Set exercise » Below, locate the line that contains "Rebuild this chart". Repeat exactly from that line to the line that contains "from bokeh.resources import INLINE", inclusive, leaving out the pictures.

(Data entries)
==============================

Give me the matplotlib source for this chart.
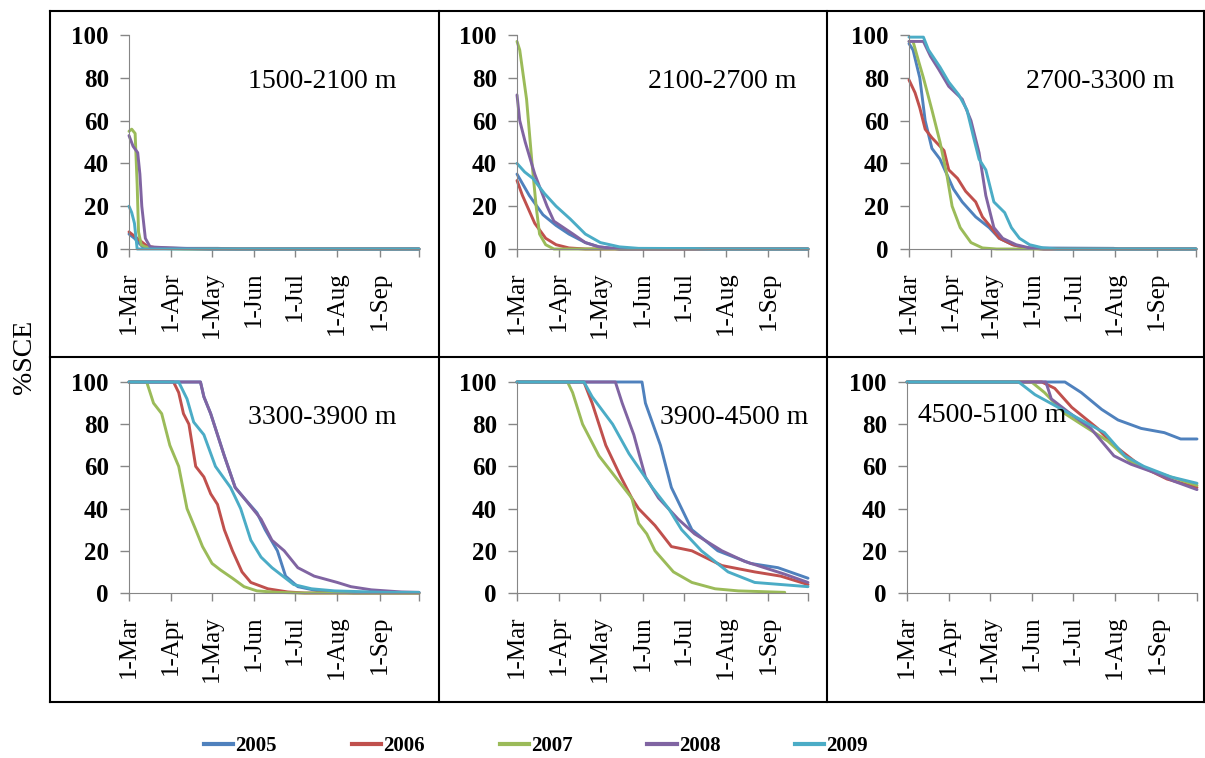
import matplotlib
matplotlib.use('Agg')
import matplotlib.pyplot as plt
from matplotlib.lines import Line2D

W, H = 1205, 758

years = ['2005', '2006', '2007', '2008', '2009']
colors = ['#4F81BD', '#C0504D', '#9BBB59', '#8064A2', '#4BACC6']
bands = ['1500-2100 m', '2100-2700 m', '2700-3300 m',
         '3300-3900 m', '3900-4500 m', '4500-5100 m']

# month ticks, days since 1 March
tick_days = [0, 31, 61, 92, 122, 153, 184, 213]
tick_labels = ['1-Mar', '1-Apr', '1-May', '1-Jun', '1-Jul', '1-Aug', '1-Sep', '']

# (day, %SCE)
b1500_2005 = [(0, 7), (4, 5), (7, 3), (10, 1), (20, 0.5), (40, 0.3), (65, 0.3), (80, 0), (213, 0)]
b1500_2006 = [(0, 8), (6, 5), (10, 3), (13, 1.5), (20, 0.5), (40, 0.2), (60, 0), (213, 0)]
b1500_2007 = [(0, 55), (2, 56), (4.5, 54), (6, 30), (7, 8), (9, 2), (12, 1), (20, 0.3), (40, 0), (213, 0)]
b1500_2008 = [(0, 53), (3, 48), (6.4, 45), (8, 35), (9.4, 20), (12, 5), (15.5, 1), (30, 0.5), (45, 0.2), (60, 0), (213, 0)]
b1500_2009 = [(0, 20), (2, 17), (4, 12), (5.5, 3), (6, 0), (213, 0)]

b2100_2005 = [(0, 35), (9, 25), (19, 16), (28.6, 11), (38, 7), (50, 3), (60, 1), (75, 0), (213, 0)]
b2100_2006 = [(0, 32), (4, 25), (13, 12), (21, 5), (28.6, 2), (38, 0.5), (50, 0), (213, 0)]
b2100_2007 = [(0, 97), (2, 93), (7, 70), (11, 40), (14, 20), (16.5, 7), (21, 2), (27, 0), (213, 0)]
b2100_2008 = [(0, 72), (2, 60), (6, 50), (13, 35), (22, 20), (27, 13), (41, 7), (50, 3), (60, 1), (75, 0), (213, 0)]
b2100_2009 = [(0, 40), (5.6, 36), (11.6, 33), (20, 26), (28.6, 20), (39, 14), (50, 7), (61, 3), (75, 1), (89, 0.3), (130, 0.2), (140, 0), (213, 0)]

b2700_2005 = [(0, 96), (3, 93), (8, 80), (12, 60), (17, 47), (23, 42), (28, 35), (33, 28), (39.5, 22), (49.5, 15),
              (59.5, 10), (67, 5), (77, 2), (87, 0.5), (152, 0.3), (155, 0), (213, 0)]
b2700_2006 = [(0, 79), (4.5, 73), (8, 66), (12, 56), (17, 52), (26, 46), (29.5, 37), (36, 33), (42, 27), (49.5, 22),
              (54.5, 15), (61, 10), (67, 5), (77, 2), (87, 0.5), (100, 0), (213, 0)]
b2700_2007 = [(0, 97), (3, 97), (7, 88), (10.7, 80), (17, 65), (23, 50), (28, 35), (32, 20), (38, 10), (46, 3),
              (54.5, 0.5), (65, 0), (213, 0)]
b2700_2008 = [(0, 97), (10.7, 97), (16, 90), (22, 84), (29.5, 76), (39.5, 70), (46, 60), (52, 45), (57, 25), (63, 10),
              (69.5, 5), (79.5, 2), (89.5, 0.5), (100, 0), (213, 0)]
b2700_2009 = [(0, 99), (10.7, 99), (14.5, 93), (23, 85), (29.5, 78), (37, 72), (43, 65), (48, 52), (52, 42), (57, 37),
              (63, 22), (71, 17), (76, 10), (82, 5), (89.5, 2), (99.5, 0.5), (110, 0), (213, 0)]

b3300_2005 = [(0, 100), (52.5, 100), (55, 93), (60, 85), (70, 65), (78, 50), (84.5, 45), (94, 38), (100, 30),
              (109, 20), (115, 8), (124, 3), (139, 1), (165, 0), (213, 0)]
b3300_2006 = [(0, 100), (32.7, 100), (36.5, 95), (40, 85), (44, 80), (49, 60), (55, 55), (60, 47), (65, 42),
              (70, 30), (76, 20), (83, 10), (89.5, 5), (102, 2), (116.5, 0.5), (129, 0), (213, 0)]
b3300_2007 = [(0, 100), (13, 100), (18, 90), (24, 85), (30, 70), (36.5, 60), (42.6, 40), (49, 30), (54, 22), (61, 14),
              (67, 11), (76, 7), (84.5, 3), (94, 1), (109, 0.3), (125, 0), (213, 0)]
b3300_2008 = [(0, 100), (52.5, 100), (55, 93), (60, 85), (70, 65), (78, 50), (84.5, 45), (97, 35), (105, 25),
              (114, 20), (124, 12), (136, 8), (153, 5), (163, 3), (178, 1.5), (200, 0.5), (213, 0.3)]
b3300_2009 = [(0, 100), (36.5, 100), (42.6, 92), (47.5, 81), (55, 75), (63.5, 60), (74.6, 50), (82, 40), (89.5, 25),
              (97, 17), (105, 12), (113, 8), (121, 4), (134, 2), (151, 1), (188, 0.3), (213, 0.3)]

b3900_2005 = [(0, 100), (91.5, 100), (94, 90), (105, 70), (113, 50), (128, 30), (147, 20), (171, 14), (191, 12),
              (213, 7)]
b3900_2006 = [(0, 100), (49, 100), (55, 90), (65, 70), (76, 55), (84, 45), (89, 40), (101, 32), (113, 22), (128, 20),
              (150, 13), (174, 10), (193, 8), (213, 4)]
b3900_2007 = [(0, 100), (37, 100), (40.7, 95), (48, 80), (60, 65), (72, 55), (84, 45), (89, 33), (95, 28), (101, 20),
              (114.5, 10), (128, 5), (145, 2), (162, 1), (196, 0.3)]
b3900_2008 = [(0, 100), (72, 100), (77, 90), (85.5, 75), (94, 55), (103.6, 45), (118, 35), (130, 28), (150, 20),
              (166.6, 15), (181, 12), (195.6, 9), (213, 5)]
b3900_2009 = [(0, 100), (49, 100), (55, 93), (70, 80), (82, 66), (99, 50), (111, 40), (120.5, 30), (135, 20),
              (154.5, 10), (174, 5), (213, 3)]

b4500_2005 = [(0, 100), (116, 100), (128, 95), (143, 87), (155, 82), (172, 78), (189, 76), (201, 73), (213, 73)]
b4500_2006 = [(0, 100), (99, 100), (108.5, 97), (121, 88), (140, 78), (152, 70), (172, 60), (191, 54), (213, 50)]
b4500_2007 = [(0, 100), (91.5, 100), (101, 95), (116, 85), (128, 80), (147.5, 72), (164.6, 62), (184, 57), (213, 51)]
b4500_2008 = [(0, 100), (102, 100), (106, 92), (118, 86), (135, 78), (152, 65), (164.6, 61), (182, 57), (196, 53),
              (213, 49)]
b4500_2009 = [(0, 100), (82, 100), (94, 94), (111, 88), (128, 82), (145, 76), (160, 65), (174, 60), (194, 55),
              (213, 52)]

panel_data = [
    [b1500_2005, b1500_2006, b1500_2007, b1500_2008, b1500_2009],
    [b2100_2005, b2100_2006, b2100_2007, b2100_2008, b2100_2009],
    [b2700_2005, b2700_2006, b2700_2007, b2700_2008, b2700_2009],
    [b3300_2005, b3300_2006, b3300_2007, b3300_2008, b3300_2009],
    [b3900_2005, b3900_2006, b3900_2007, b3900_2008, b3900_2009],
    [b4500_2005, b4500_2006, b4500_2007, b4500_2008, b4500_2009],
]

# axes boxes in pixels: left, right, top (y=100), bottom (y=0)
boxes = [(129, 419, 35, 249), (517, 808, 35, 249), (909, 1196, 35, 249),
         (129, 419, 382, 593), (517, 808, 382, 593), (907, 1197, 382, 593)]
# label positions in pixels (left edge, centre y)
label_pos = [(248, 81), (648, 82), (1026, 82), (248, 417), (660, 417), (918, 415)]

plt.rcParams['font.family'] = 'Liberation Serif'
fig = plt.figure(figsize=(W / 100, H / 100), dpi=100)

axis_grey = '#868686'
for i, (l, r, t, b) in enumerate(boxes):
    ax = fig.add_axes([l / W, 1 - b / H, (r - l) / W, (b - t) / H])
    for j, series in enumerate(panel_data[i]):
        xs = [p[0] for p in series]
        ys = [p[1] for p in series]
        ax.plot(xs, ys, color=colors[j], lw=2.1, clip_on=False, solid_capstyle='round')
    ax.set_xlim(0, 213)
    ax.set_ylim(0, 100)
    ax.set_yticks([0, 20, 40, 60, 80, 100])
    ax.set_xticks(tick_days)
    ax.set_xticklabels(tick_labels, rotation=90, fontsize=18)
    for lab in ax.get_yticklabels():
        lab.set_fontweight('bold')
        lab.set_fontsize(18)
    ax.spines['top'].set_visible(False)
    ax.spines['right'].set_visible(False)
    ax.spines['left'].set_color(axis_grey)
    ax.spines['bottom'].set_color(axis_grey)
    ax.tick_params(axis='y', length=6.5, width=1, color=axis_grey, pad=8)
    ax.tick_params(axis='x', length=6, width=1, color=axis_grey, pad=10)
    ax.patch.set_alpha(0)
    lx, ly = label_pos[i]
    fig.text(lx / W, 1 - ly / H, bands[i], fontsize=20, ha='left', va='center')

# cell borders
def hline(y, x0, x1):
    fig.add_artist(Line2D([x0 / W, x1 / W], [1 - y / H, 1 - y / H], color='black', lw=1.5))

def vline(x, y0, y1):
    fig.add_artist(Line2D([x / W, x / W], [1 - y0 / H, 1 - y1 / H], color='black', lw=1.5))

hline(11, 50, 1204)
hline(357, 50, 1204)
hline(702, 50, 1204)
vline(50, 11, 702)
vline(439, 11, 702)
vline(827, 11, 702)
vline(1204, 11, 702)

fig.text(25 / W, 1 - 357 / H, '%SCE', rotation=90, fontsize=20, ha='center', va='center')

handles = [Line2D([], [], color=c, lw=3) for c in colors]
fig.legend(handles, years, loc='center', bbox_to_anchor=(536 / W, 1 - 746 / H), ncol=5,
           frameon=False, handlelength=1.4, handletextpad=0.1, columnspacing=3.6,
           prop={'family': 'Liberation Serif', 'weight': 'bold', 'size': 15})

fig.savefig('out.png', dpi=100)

==============================

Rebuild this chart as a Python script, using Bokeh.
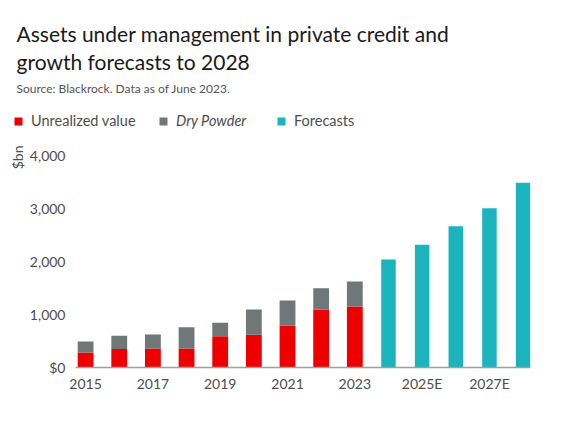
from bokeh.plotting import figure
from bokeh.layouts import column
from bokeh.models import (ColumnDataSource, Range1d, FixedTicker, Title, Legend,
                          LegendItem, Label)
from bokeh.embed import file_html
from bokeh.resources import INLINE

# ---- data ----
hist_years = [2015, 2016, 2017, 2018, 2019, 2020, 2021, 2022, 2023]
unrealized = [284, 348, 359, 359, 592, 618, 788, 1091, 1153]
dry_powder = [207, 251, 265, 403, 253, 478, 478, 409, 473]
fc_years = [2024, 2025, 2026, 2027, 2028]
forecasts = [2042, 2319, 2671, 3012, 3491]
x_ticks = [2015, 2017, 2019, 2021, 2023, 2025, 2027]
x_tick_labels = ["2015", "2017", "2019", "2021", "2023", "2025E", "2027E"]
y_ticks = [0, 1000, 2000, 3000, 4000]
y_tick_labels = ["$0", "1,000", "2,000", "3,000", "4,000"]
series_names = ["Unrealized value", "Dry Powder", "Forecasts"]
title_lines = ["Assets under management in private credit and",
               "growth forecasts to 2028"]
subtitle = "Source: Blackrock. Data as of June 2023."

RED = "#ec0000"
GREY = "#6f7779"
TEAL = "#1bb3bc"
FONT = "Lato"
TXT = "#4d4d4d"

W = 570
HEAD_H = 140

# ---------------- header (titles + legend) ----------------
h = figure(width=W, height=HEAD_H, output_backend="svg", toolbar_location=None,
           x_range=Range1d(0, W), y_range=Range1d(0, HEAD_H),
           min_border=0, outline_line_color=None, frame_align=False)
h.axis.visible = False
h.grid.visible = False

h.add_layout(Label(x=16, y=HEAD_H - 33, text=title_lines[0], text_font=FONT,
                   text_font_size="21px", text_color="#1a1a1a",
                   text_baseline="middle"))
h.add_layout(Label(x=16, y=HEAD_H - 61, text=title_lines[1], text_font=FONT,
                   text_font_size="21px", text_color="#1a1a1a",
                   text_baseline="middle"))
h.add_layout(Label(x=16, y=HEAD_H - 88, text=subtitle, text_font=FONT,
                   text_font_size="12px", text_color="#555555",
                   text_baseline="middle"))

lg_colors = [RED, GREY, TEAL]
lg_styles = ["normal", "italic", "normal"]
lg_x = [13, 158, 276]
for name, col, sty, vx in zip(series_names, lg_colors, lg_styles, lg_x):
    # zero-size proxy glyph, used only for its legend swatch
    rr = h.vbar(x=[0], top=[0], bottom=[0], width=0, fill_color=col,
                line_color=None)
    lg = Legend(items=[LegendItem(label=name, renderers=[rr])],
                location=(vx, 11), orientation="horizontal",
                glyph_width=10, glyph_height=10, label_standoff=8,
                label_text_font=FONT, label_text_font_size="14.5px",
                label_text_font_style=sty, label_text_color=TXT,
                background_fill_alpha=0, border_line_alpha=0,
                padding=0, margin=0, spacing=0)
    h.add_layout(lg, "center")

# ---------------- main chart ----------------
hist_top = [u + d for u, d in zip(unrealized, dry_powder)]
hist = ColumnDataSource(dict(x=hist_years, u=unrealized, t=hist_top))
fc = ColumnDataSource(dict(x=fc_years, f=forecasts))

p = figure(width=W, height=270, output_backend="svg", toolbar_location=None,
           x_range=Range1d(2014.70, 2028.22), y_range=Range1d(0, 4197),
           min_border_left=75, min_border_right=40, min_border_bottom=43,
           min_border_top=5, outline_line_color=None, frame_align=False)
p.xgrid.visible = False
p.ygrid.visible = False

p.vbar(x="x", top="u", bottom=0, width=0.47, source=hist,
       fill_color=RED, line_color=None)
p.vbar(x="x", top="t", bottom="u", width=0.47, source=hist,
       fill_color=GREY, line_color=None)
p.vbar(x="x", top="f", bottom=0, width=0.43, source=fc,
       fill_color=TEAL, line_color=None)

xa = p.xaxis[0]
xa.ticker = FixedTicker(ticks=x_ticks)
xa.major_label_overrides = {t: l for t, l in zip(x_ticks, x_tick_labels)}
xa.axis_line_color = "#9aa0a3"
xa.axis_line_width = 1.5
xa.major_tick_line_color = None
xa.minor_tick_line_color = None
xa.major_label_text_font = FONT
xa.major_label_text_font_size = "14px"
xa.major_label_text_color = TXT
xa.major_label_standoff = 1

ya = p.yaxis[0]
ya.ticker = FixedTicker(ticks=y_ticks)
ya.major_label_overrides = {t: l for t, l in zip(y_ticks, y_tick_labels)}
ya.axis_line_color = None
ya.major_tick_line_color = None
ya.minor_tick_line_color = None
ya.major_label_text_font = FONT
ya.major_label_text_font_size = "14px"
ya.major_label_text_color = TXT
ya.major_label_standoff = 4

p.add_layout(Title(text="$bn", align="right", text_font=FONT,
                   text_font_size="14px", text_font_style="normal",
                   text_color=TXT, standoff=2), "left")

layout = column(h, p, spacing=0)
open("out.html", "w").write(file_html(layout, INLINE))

==============================

Answer to the exercise »
Rebuild this chart as a Python script, using Bokeh.
from bokeh.plotting import figure
from bokeh.layouts import column
from bokeh.models import (ColumnDataSource, Range1d, FixedTicker, Title, Legend,
                          LegendItem, Label)
from bokeh.embed import file_html
from bokeh.resources import INLINE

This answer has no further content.